Skram is part of an ever-growing cohort looking to address the issue of authentic, original design as it links to the budget constraints of potential customers. Companies like Hem, HAY, Muuto, and Menu, which tap some of the very same designers as blue-chip brands like Vitra and Herman Miller (Ronan and Erwan Bouroullec, Inga Sempé, and Scholten & Baijings among them) are positioning themselves in a space between the rarefied world of heritage furniture and the mass-market chain. “What seems to be missing is a platform to make these original designs attainable to a wider market,” says Petrus Palmér, founder of Stockholm-based Hem. “This is where Hem is filling a gap.” A sofa purchased through Hem might cost around $1,600—more than one might spend at IKEA, but well in line with prices at West Elm or Pottery Barn, and, for that matter, quite a few knockoffs—a price the brand says is made possible through a direct-to-consumer retail model. “Fighting knockoffs is an overwhelming undertaking,” he says, “but as designers and design retailers, I think a more reasonable approach is to focus on providing more alternatives to [them] by offering high-quality wares at a good price.”
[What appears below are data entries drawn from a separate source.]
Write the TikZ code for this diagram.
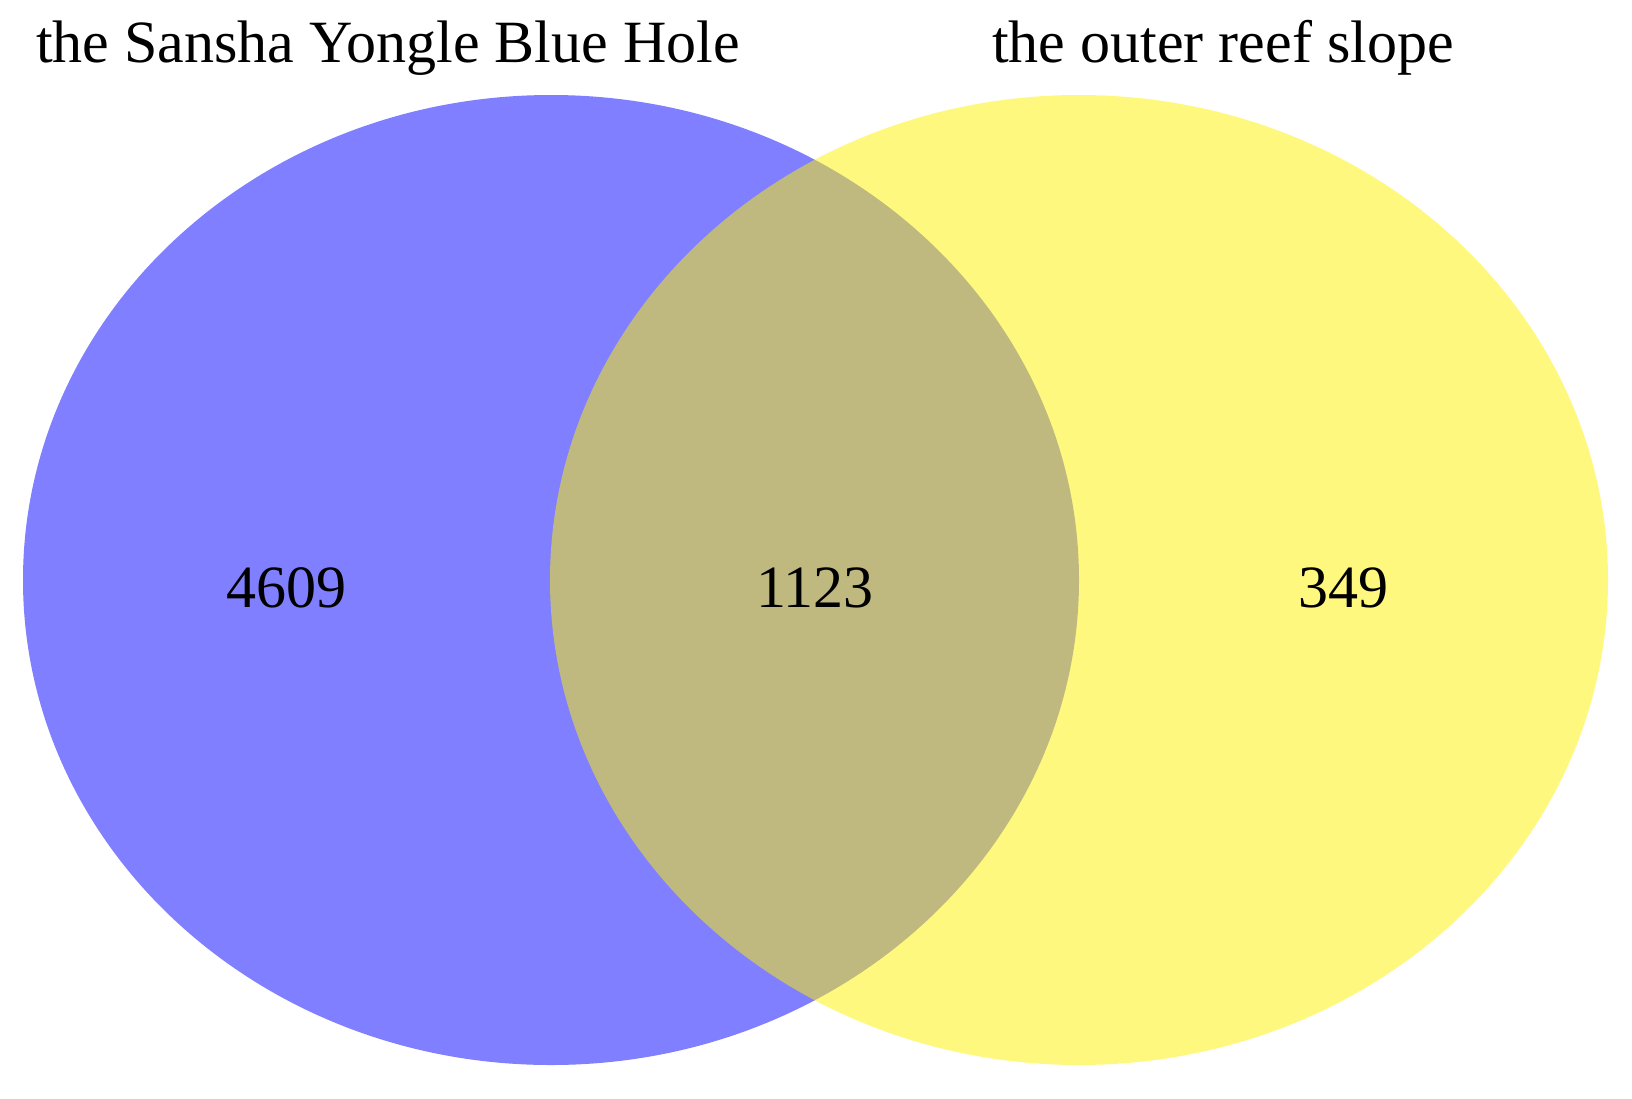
\documentclass[tikz,border=0pt]{standalone}
\usepackage{fontspec}
\setmainfont{Liberation Serif}
\begin{document}
\begin{tikzpicture}[x=1pt,y=-1pt,
  setlabel/.style={anchor=base,font=\fontsize{60}{72}\selectfont,inner sep=0pt},
  countlabel/.style={anchor=base,font=\fontsize{60}{72}\selectfont,inner sep=0pt}]
\useasboundingbox (0,0) rectangle (1632,1098);
\fill[white] (0,0) rectangle (1632,1098);
\fill[blue,fill opacity=0.5] (551,580) ellipse [x radius=528, y radius=485];
\fill[yellow,fill opacity=0.5] (1079,580) ellipse [x radius=529, y radius=485];
\node[setlabel] (lblA) at (388,62) {the Sansha Yongle Blue Hole};
\node[setlabel] (lblB) at (1223,62) {the outer reef slope};
\node[countlabel] (nA) at (286,607) {4609};
\node[countlabel] (nAB) at (815,607) {1123};
\node[countlabel] (nB) at (1343,607) {349};
\end{tikzpicture}
\end{document}
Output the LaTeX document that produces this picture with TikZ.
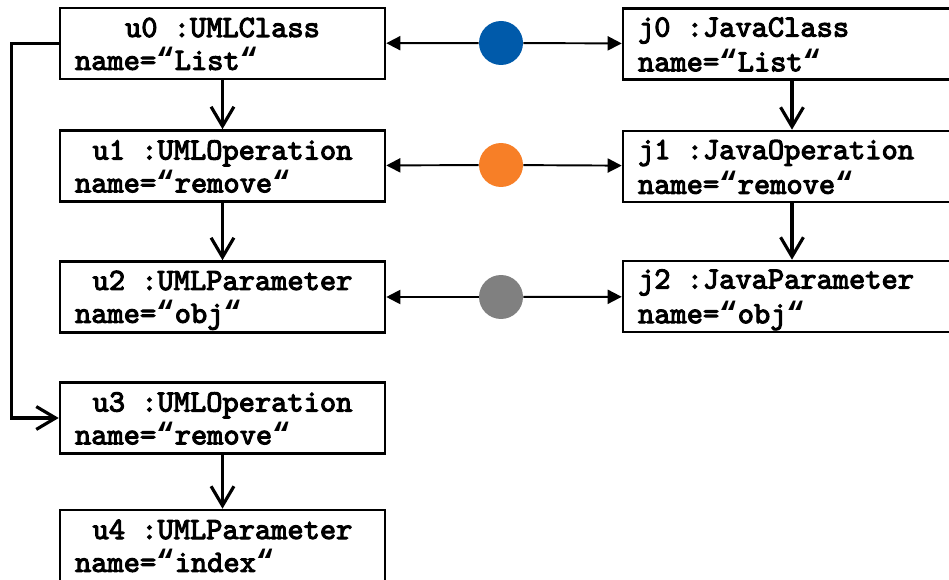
\documentclass[tikz,border=0pt]{standalone}
\usepackage{fontspec}
\newfontfamily\umlfont{lmmono10-regular.otf}[AutoFakeBold=3.4]
\newfontfamily\qfont{Liberation Mono}
\usetikzlibrary{arrows.meta}
\definecolor{dotblue}{HTML}{005AAA}
\definecolor{dotorange}{HTML}{F77F27}
\definecolor{dotgray}{HTML}{808080}
\newcommand{\ls}{\rule[-3.4pt]{0pt}{18.1pt}}
\newcommand{\gap}{\hphantom{0}}
\newcommand{\qm}{{\qfont\bfseries “}}
\tikzset{
  obj/.style={draw, line width=1.5pt, minimum height=1.42cm, inner xsep=0.3cm, inner ysep=0pt,
    align=left, font=\umlfont\bfseries\fontsize{17.6}{18.7}\selectfont},
  uml/.style={obj, text width=5.9cm},
  java/.style={obj, text width=6.16cm},
  dot/.style={circle, inner sep=0pt, minimum size=0.88cm},
  link/.style={-{Triangle[length=8pt,width=8pt]}, line width=1.1pt},
  owns/.style={-{Straight Barb[length=11pt,width=13pt]}, line width=1.8pt},
}
\begin{document}
\begin{tikzpicture}[x=0.02cm,y=-0.02cm]
\useasboundingbox (0,0) rectangle (949,580);
% UML side
\node[uml] (u0) at (222.5,43.5) {\ls\makebox[\linewidth]{u0\gap:UMLClass}\\\ls name=\qm List\qm};
\node[uml] (u1) at (222.5,166) {\ls\makebox[\linewidth]{u1\gap:UMLOperation}\\\ls name=\qm remove\qm};
\node[uml] (u2) at (222.5,297) {\ls\makebox[\linewidth]{u2\gap:UMLParameter}\\\ls name=\qm obj\qm};
\node[uml] (u3) at (222.5,418) {\ls\makebox[\linewidth]{u3\gap:UMLOperation}\\\ls name=\qm remove\qm};
\node[uml] (u4) at (222.5,545.5) {\ls\makebox[\linewidth]{u4\gap:UMLParameter}\\\ls name=\qm index\qm};
% Java side
\node[java] (j0) at (792,44) {\ls j0\gap:JavaClass\\\ls name=\qm List\qm};
\node[java] (j1) at (792,166.5) {\ls j1\gap:JavaOperation\\\ls name=\qm remove\qm};
\node[java] (j2) at (792,296.5) {\ls j2\gap:JavaParameter\\\ls name=\qm obj\qm};
% matches
\node[dot, fill=dotblue] (m0) at (501,43) {};
\node[dot, fill=dotorange] (m1) at (501,165) {};
\node[dot, fill=dotgray] (m2) at (501,297) {};
\draw[link] (m0) -- (u0);
\draw[link] (m0) -- (j0);
\draw[link] (m1) -- (u1);
\draw[link] (m1) -- (j1);
\draw[link] (m2) -- (u2);
\draw[link] (m2) -- (j2);
% containment
\draw[owns] (u0) -- (u1);
\draw[owns] (u1) -- (u2);
\draw[owns] (u3) -- (u4);
\draw[owns] (j0) -- (j1);
\draw[owns] (j1) -- (j2);
\draw[owns] (u0.west) -- ++(-47,0) |- (u3.west);
\end{tikzpicture}
\end{document}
High-quality, good price: The two terms are, essentially, what consumers want. But when it comes to design, who gets to define them? It’s a fact that what we call “good design” can often be expensive, which in turn can make the idea of knockoffs more seductive, even to people who know better. Groups like Be Original Americas do make a compelling case—one shoppers are contending with across a wide range of products. The assertion that authenticity matters isn’t one unique to furniture: It’s now de rigueur to know where one’s beer was brewed, or one’s coffee beans were harvested, or one’s sweater was knit.
What much of the current rhetoric doesn’t address, though, is that knockoffs aren’t going to stop being made, and the people who buy them aren’t going to stop needing furniture, or wanting to feel like they own something that looks special. If brands want to truly render knockoffs irrelevant, they’re going to have to take a hard look at what they’re selling and what they’re asking for, and invite—and, if necessary, demand—more voices at the table.